## The exercise
Copy everything in the listing below word for word, apart from any images.

## Source excerpt
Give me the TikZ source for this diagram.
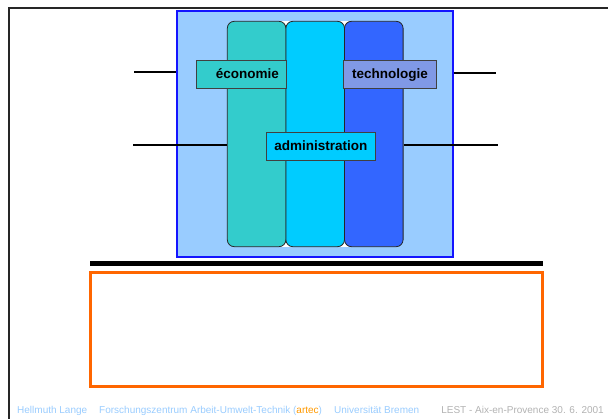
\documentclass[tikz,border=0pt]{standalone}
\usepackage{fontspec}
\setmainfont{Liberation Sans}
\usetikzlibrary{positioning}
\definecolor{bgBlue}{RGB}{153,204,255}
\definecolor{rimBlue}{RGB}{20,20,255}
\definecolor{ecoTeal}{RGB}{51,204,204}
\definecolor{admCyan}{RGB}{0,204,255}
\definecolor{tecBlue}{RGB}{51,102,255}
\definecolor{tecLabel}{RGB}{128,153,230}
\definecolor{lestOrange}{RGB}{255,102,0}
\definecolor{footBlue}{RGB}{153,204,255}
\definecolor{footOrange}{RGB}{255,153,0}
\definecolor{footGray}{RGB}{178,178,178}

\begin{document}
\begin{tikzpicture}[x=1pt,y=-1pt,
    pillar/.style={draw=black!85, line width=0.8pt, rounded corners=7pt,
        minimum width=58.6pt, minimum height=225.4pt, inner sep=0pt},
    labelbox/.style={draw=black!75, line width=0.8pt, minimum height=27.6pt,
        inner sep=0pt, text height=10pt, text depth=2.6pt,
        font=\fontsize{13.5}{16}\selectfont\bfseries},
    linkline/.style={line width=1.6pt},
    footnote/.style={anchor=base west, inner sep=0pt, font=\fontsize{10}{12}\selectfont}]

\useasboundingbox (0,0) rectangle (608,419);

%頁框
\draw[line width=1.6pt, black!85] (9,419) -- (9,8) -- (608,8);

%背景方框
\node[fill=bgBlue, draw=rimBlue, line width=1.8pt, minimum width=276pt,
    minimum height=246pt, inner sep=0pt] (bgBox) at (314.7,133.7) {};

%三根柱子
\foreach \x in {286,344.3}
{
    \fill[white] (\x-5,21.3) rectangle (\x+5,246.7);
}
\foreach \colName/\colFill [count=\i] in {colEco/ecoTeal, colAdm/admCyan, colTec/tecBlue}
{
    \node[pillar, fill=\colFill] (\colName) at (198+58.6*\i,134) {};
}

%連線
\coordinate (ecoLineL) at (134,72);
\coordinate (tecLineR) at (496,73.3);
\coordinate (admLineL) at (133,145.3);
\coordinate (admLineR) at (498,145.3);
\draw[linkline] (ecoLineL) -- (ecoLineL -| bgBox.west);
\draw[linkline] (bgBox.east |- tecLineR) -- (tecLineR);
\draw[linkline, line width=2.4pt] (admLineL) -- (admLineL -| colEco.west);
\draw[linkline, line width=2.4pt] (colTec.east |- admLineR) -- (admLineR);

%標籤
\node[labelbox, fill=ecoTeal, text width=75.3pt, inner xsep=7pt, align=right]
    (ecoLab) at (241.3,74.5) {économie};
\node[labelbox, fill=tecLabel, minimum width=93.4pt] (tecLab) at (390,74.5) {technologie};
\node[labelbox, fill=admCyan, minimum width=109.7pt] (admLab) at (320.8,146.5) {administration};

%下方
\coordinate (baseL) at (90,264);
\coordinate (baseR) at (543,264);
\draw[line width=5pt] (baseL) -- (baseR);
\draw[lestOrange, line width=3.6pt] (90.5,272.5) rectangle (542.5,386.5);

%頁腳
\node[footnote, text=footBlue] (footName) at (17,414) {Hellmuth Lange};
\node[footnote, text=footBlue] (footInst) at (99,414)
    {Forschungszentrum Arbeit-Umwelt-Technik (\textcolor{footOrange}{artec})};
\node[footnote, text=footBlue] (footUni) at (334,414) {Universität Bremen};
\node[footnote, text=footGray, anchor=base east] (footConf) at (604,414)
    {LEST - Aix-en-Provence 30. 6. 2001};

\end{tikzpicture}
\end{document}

## Task response
Give me the TikZ source for this diagram.
\documentclass[tikz,border=0pt]{standalone}
\usepackage{fontspec}
\setmainfont{Liberation Sans}
\usetikzlibrary{positioning}
\definecolor{bgBlue}{RGB}{153,204,255}
\definecolor{rimBlue}{RGB}{20,20,255}
\definecolor{ecoTeal}{RGB}{51,204,204}
\definecolor{admCyan}{RGB}{0,204,255}
\definecolor{tecBlue}{RGB}{51,102,255}
\definecolor{tecLabel}{RGB}{128,153,230}
\definecolor{lestOrange}{RGB}{255,102,0}
\definecolor{footBlue}{RGB}{153,204,255}
\definecolor{footOrange}{RGB}{255,153,0}
\definecolor{footGray}{RGB}{178,178,178}

\begin{document}
\begin{tikzpicture}[x=1pt,y=-1pt,
    pillar/.style={draw=black!85, line width=0.8pt, rounded corners=7pt,
        minimum width=58.6pt, minimum height=225.4pt, inner sep=0pt},
    labelbox/.style={draw=black!75, line width=0.8pt, minimum height=27.6pt,
        inner sep=0pt, text height=10pt, text depth=2.6pt,
        font=\fontsize{13.5}{16}\selectfont\bfseries},
    linkline/.style={line width=1.6pt},
    footnote/.style={anchor=base west, inner sep=0pt, font=\fontsize{10}{12}\selectfont}]

\useasboundingbox (0,0) rectangle (608,419);

%頁框
\draw[line width=1.6pt, black!85] (9,419) -- (9,8) -- (608,8);

%背景方框
\node[fill=bgBlue, draw=rimBlue, line width=1.8pt, minimum width=276pt,
    minimum height=246pt, inner sep=0pt] (bgBox) at (314.7,133.7) {};

%三根柱子
\foreach \x in {286,344.3}
{
    \fill[white] (\x-5,21.3) rectangle (\x+5,246.7);
}
\foreach \colName/\colFill [count=\i] in {colEco/ecoTeal, colAdm/admCyan, colTec/tecBlue}
{
    \node[pillar, fill=\colFill] (\colName) at (198+58.6*\i,134) {};
}

%連線
\coordinate (ecoLineL) at (134,72);
\coordinate (tecLineR) at (496,73.3);
\coordinate (admLineL) at (133,145.3);
\coordinate (admLineR) at (498,145.3);
\draw[linkline] (ecoLineL) -- (ecoLineL -| bgBox.west);
\draw[linkline] (bgBox.east |- tecLineR) -- (tecLineR);
\draw[linkline, line width=2.4pt] (admLineL) -- (admLineL -| colEco.west);
\draw[linkline, line width=2.4pt] (colTec.east |- admLineR) -- (admLineR);

%標籤
\node[labelbox, fill=ecoTeal, text width=75.3pt, inner xsep=7pt, align=right]
    (ecoLab) at (241.3,74.5) {économie};
\node[labelbox, fill=tecLabel, minimum width=93.4pt] (tecLab) at (390,74.5) {technologie};
\node[labelbox, fill=admCyan, minimum width=109.7pt] (admLab) at (320.8,146.5) {administration};

%下方
\coordinate (baseL) at (90,264);
\coordinate (baseR) at (543,264);
\draw[line width=5pt] (baseL) -- (baseR);
\draw[lestOrange, line width=3.6pt] (90.5,272.5) rectangle (542.5,386.5);

%頁腳
\node[footnote, text=footBlue] (footName) at (17,414) {Hellmuth Lange};
\node[footnote, text=footBlue] (footInst) at (99,414)
    {Forschungszentrum Arbeit-Umwelt-Technik (\textcolor{footOrange}{artec})};
\node[footnote, text=footBlue] (footUni) at (334,414) {Universität Bremen};
\node[footnote, text=footGray, anchor=base east] (footConf) at (604,414)
    {LEST - Aix-en-Provence 30. 6. 2001};

\end{tikzpicture}
\end{document}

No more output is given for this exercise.